Yesterday my sister came up with a saying to describe my whole weekend. To be "X-Mas Aled Up" is a term she coined after seeing the effects on a person after having one of these beers. Every fall Great Lakes Brewing Company makes their infamous Christmas Ale and releases it for only four months a year. I can only assume this is for safety reasons. This beer does crazy things to people. It's not a normal beer. It's like a super beer.
People run out to get this beer like it's a drug and usually regret it the next day. I have been able to hold myself to only two a night in most situations and usually this is too many. On my pub crawl this past weekend, I waited until my fifth bar out of nine to have my one and only Christmas Ale, and even this was not a good idea. As I look back, it was at this bar where things started going a little awry or shall I say blurry. The next day I tempted fate and drank another one, which led to me hitting my head on my couch (see picture).

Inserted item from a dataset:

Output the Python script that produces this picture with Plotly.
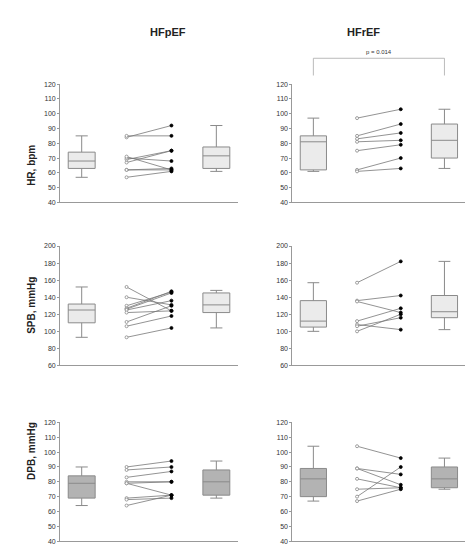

As for the pub crawl: I don't think I have ever had so much fun with friends and family. As you can see from the pictures at this link, it was a good time for everybody-even people who didn't know me. By the end we just handed the extra t-shirts out and people all around Ohio City knew my name. I am now looking forward to my "Getting Acquainted with Old Brooklyn" Pub Crawl, but I think I will wait til the Spring so I am not tempted by the Christmas Ale!
1 comment:
I've got a case hidden. I may eBay it.
Wait, no I won't.
Rumor has it the alcohol content is 1% lower this year, as is the same with their Nosferatu brew. I haven't checked it out though.